*The exercise*
Each line below must be set down exactly; omit any image you find.

*Information shown*
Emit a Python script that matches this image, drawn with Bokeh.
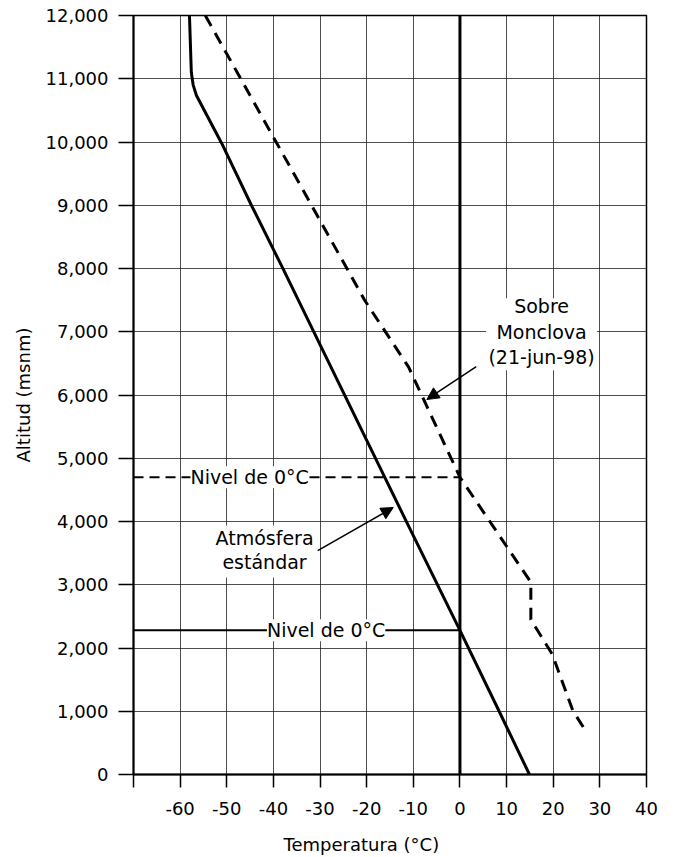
from bokeh.plotting import figure
from bokeh.models import (Range1d, FixedTicker, Span, Label, Arrow, NormalHead,
                          BoxAnnotation, NumeralTickFormatter, Title)
from bokeh.embed import file_html
from bokeh.resources import INLINE

# ---------------- data ----------------
temp_ticks = [-70, -60, -50, -40, -30, -20, -10, 0, 10, 20, 30, 40]
temp_labels = ["", "-60", "-50", "-40", "-30", "-20", "-10", "0", "10", "20", "30", "40"]
alt_ticks = [0, 1000, 2000, 3000, 4000, 5000, 6000, 7000, 8000, 9000, 10000, 11000, 12000]

# Atmósfera estándar
std_alt = [0, 1000, 2280, 3910, 6176, 8005, 9012, 9981, 10735, 10900, 11100, 12000]
std_temp = [14.9, 8.4, 0, -10.9, -25.9, -38.0, -44.8, -51.1, -56.5, -57.2, -57.6, -58.0]

# Sobre Monclova (21-jun-98)
mon_alt = [650, 1010, 1900, 2450, 3040, 4700, 6440, 7494, 12000]
mon_temp = [27.3, 24.2, 19.8, 15.2, 15.2, 0, -11.0, -20.4, -54.6]

# Niveles de 0°C
freeze_mon = 4700
freeze_std = 2280

FONT = "DejaVu Sans"
FS = "18px"
FS_ANN = "19px"

p = figure(width=666, height=855,
           x_range=Range1d(-70, 40), y_range=Range1d(0, 12000),
           output_backend="svg", toolbar_location=None,
           min_border_left=133, min_border_right=20,
           min_border_top=15, min_border_bottom=81)

p.background_fill_color = "white"
p.border_fill_color = "white"
p.outline_line_color = "black"
p.outline_line_width = 1.5

# grids
p.xgrid.ticker = FixedTicker(ticks=temp_ticks)
p.ygrid.ticker = FixedTicker(ticks=alt_ticks)
for g in (p.xgrid, p.ygrid):
    g.grid_line_color = "#222222"
    g.grid_line_width = 1
    g.grid_line_alpha = 0.8

# axes
p.xaxis.ticker = FixedTicker(ticks=temp_ticks)
p.yaxis.ticker = FixedTicker(ticks=alt_ticks)
p.xaxis.major_label_overrides = dict(zip(temp_ticks, temp_labels))
p.yaxis.formatter = NumeralTickFormatter(format="0,0")
for ax in (p.xaxis, p.yaxis):
    ax.axis_line_width = 2
    ax.axis_line_color = "black"
    ax.major_tick_line_width = 1.5
    ax.major_tick_line_color = "black"
    ax.major_tick_in = 0
    ax.minor_tick_line_color = None
    ax.major_label_text_font = FONT
    ax.major_label_text_font_size = FS
    ax.major_label_text_color = "black"
    ax.major_label_standoff = 10
    ax.axis_label_text_font = FONT
    ax.axis_label_text_font_size = FS
    ax.axis_label_text_font_style = "normal"
    ax.axis_label_text_color = "black"
p.xaxis.major_tick_out = 13
p.xaxis.major_label_standoff = 14
p.yaxis.major_tick_out = 15
p.yaxis.axis_label = "Altitud (msnm)"
p.yaxis.axis_label_standoff = 9

# spacer + x axis title (shifted left as in the original)
p.add_layout(Title(text=" ", text_font_size="1px", standoff=11), "below")
p.add_layout(Title(text="Temperatura (°C)", align="left", offset=150,
                   text_font=FONT, text_font_size=FS, text_font_style="normal",
                   text_color="black", standoff=0), "below")

# zero line
p.add_layout(Span(location=0, dimension="height", line_color="black", line_width=3))

# curves (dashed curve drawn from the top so the dash pattern starts at 12,000 m)
p.line(std_temp, std_alt, line_color="black", line_width=3)
p.line(mon_temp[::-1], mon_alt[::-1], line_color="black", line_width=3, line_dash="12 8")

# freezing levels
p.segment(x0=[temp_ticks[0]], y0=[freeze_mon], x1=[0], y1=[freeze_mon],
          line_color="black", line_width=2, line_dash="10 6")
p.segment(x0=[temp_ticks[0]], y0=[freeze_std], x1=[0], y1=[freeze_std],
          line_color="black", line_width=2)

def lab(x, y, t, bg=True):
    l = Label(x=x, y=y, text=t, text_align="center", text_baseline="middle",
              text_font=FONT, text_font_size=FS_ANN, text_color="black")
    if bg:
        l.background_fill_color = "white"
    p.add_layout(l)

lab(-45.1, freeze_mon, "Nivel de 0°C")
lab(-28.7, freeze_std, "Nivel de 0°C")

# Sobre Monclova box
p.add_layout(BoxAnnotation(left=5.6, right=29.4, bottom=6390, top=7530,
                           fill_color="white", fill_alpha=1, line_color=None))
lab(17.5, 7415, "Sobre", bg=False)
lab(17.5, 6990, "Monclova", bg=False)
lab(17.5, 6595, "(21-jun-98)", bg=False)

# Atmósfera estándar box
p.add_layout(BoxAnnotation(left=-53.6, right=-30.5, bottom=3115, top=3937,
                           fill_color="white", fill_alpha=1, line_color=None))
lab(-41.9, 3747, "Atmósfera", bg=False)
lab(-41.9, 3352, "estándar", bg=False)

# arrows
p.add_layout(Arrow(end=NormalHead(size=12, fill_color="black", line_color="black"),
                   x_start=3.5, y_start=6450, x_end=-7.1, y_end=5929,
                   line_color="black", line_width=1.5))
p.add_layout(Arrow(end=NormalHead(size=12, fill_color="black", line_color="black"),
                   x_start=-30.5, y_start=3541, x_end=-14.3, y_end=4221,
                   line_color="black", line_width=1.5))

open("out.html", "w").write(file_html(p, INLINE))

*Exercise answer*
Emit a Python script that matches this image, drawn with Bokeh.
from bokeh.plotting import figure
from bokeh.models import (Range1d, FixedTicker, Span, Label, Arrow, NormalHead,
                          BoxAnnotation, NumeralTickFormatter, Title)
from bokeh.embed import file_html
from bokeh.resources import INLINE

# ---------------- data ----------------
temp_ticks = [-70, -60, -50, -40, -30, -20, -10, 0, 10, 20, 30, 40]
temp_labels = ["", "-60", "-50", "-40", "-30", "-20", "-10", "0", "10", "20", "30", "40"]
alt_ticks = [0, 1000, 2000, 3000, 4000, 5000, 6000, 7000, 8000, 9000, 10000, 11000, 12000]

# Atmósfera estándar
std_alt = [0, 1000, 2280, 3910, 6176, 8005, 9012, 9981, 10735, 10900, 11100, 12000]
std_temp = [14.9, 8.4, 0, -10.9, -25.9, -38.0, -44.8, -51.1, -56.5, -57.2, -57.6, -58.0]

# Sobre Monclova (21-jun-98)
mon_alt = [650, 1010, 1900, 2450, 3040, 4700, 6440, 7494, 12000]
mon_temp = [27.3, 24.2, 19.8, 15.2, 15.2, 0, -11.0, -20.4, -54.6]

# Niveles de 0°C
freeze_mon = 4700
freeze_std = 2280

FONT = "DejaVu Sans"
FS = "18px"
FS_ANN = "19px"

p = figure(width=666, height=855,
           x_range=Range1d(-70, 40), y_range=Range1d(0, 12000),
           output_backend="svg", toolbar_location=None,
           min_border_left=133, min_border_right=20,
           min_border_top=15, min_border_bottom=81)

p.background_fill_color = "white"
p.border_fill_color = "white"
p.outline_line_color = "black"
p.outline_line_width = 1.5

# grids
p.xgrid.ticker = FixedTicker(ticks=temp_ticks)
p.ygrid.ticker = FixedTicker(ticks=alt_ticks)
for g in (p.xgrid, p.ygrid):
    g.grid_line_color = "#222222"
    g.grid_line_width = 1
    g.grid_line_alpha = 0.8

# axes
p.xaxis.ticker = FixedTicker(ticks=temp_ticks)
p.yaxis.ticker = FixedTicker(ticks=alt_ticks)
p.xaxis.major_label_overrides = dict(zip(temp_ticks, temp_labels))
p.yaxis.formatter = NumeralTickFormatter(format="0,0")
for ax in (p.xaxis, p.yaxis):
    ax.axis_line_width = 2
    ax.axis_line_color = "black"
    ax.major_tick_line_width = 1.5
    ax.major_tick_line_color = "black"
    ax.major_tick_in = 0
    ax.minor_tick_line_color = None
    ax.major_label_text_font = FONT
    ax.major_label_text_font_size = FS
    ax.major_label_text_color = "black"
    ax.major_label_standoff = 10
    ax.axis_label_text_font = FONT
    ax.axis_label_text_font_size = FS
    ax.axis_label_text_font_style = "normal"
    ax.axis_label_text_color = "black"
p.xaxis.major_tick_out = 13
p.xaxis.major_label_standoff = 14
p.yaxis.major_tick_out = 15
p.yaxis.axis_label = "Altitud (msnm)"
p.yaxis.axis_label_standoff = 9

# spacer + x axis title (shifted left as in the original)
p.add_layout(Title(text=" ", text_font_size="1px", standoff=11), "below")
p.add_layout(Title(text="Temperatura (°C)", align="left", offset=150,
                   text_font=FONT, text_font_size=FS, text_font_style="normal",
                   text_color="black", standoff=0), "below")

# zero line
p.add_layout(Span(location=0, dimension="height", line_color="black", line_width=3))

# curves (dashed curve drawn from the top so the dash pattern starts at 12,000 m)
p.line(std_temp, std_alt, line_color="black", line_width=3)
p.line(mon_temp[::-1], mon_alt[::-1], line_color="black", line_width=3, line_dash="12 8")

# freezing levels
p.segment(x0=[temp_ticks[0]], y0=[freeze_mon], x1=[0], y1=[freeze_mon],
          line_color="black", line_width=2, line_dash="10 6")
p.segment(x0=[temp_ticks[0]], y0=[freeze_std], x1=[0], y1=[freeze_std],
          line_color="black", line_width=2)

def lab(x, y, t, bg=True):
    l = Label(x=x, y=y, text=t, text_align="center", text_baseline="middle",
              text_font=FONT, text_font_size=FS_ANN, text_color="black")
    if bg:
        l.background_fill_color = "white"
    p.add_layout(l)

lab(-45.1, freeze_mon, "Nivel de 0°C")
lab(-28.7, freeze_std, "Nivel de 0°C")

# Sobre Monclova box
p.add_layout(BoxAnnotation(left=5.6, right=29.4, bottom=6390, top=7530,
                           fill_color="white", fill_alpha=1, line_color=None))
lab(17.5, 7415, "Sobre", bg=False)
lab(17.5, 6990, "Monclova", bg=False)
lab(17.5, 6595, "(21-jun-98)", bg=False)

# Atmósfera estándar box
p.add_layout(BoxAnnotation(left=-53.6, right=-30.5, bottom=3115, top=3937,
                           fill_color="white", fill_alpha=1, line_color=None))
lab(-41.9, 3747, "Atmósfera", bg=False)
lab(-41.9, 3352, "estándar", bg=False)

# arrows
p.add_layout(Arrow(end=NormalHead(size=12, fill_color="black", line_color="black"),
                   x_start=3.5, y_start=6450, x_end=-7.1, y_end=5929,
                   line_color="black", line_width=1.5))
p.add_layout(Arrow(end=NormalHead(size=12, fill_color="black", line_color="black"),
                   x_start=-30.5, y_start=3541, x_end=-14.3, y_end=4221,
                   line_color="black", line_width=1.5))

open("out.html", "w").write(file_html(p, INLINE))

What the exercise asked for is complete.